3. Mismatched Realities and Priorities: Poverty As We Live It
Most people will learn about poverty through figures and literature but we live it. There is no person who likes poverty and we all want to do away with it. The Government too is committed to ending poverty. However, we also note the following:
a. That participation is important to ending poverty: Participation in development is important. We the urban poor need active participants in development. Gratefully, we are consulted before most development activities including formulation of National Budgets through the pre-budget consultative meetings. However, we feel betrayed. Although we are included in these consultative meetings, our needs are rarely taken on board. Participation is no longer there to make us drivers of the change process. We are consulted for the sake of paperwork and to render legitimacy to policy that ‘people participated’ and our role ends there. We are always surprised that projects emanating from such consultations target the same few upper and the middle class. This must change.
b. That there are mismatched realities of poverty: we have our priorities as the urban poor. The capacity to address our priorities depends on availability of resources. However, those that control these resources also have their own priorities and agenda they want to advance. We feel the pinch of this poverty hidden in figures. Unless we have our own resources, we shall never have greater say on our priorities and conditions in our settlements will continue to deteriorate.

c. That ‘development projects’ favour the rich few: we learn that we constitute over 70 % of the urban centres population.

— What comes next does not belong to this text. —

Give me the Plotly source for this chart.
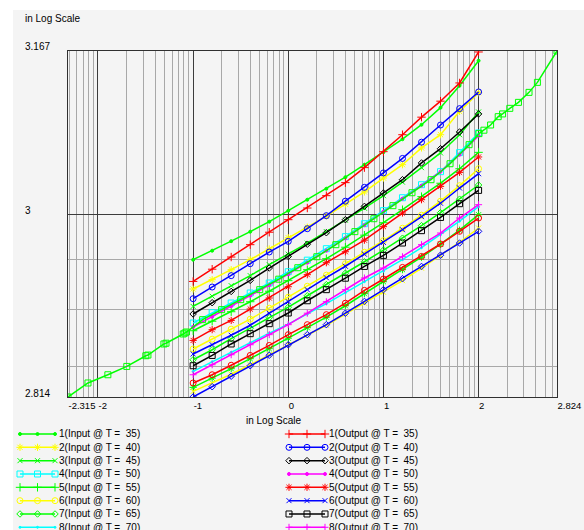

Ordinarily, our numbers should determine the level of investments to our settlements. Ironically, over 90 % of the Councils budget is dedicated to providing services to the rich. We have seen new rich neighbourhoods start and develop; we have witnessed them transforming from bushes/forests to settlements with all the necessities- tarmac roads, electricity, reliable water supply and regular waste collection services. Yet our settlements have been there for decades, without these services. We are humans too but living in no humane conditions.

That we only count as voters and not citizens with needs: we follow Parliament sessions with keen interest. Though there is growing urgency to address urban needs to alleviate poverty, there is less discussion on these issues. Urban MPs rarely stand to voice out our needs; provide solutions to our problems nor engage us. We demand serious discussion for solutions to urban poverty from our representatives.

4. Believing In Our Will-Power: Living Our Choices
We believe that we have the power to improve our wellbeing and this is what we want to do. We cannot wait for goodwill to come to us but we can move ourselves closer to it. We have therefore resolved to do the following:

a. That we establish a Slum Upgrading Fund: we have resolved to establish a fund that will benefit all urban poor communities in towns, trading centres and Cities of Malawi. This fund will be capitalised through community contributions, funding partners, Malawians of goodwill; and government contributions. We feel that demonstrating our potency by starting off this fund should help us leverage more resources from other stakeholders and that we will have greater say on our priorities if we have a community driven fund and decisions are taken by ourselves.

b. That Centre for Community Organisation and Development (CCODE) will be the secretariat for this fund. We have chosen CCODE because of its extensive experience in managing community funds and its position on matters affecting the urban poor in the country.

c. That there will be a board made up of Government representatives, slum dwellers, Malawians of goodwill, and civil society organisation that will provide oversight to this Fund

d. That the fund will have four tiers beginning from the communities, district, region to the national level. All informal settlements shall have representatives who will take decisions at district level. These decisions will be carried on to the regional level. The national level representatives drawn from the regions will work closely with CCODE on policy and advocacy of the fund.

e. That any community willing to access development funds from the Fund will have to contribute 10% of their request to unlock funding from the pool.

f. That we will liaise with central, local governments, government agents and other stakeholders to ensure that the funds are repaid into the Fund. Since the fund will finance projects that are supposed to be done by the Government, we expect it to replenish the fund through the various community development financing mechanisms. The core purpose of the Fund will be to prefinance projects that communities want.

g. That the fund will prioritise settlements where people have established their needs; ranked their priorities and made plans.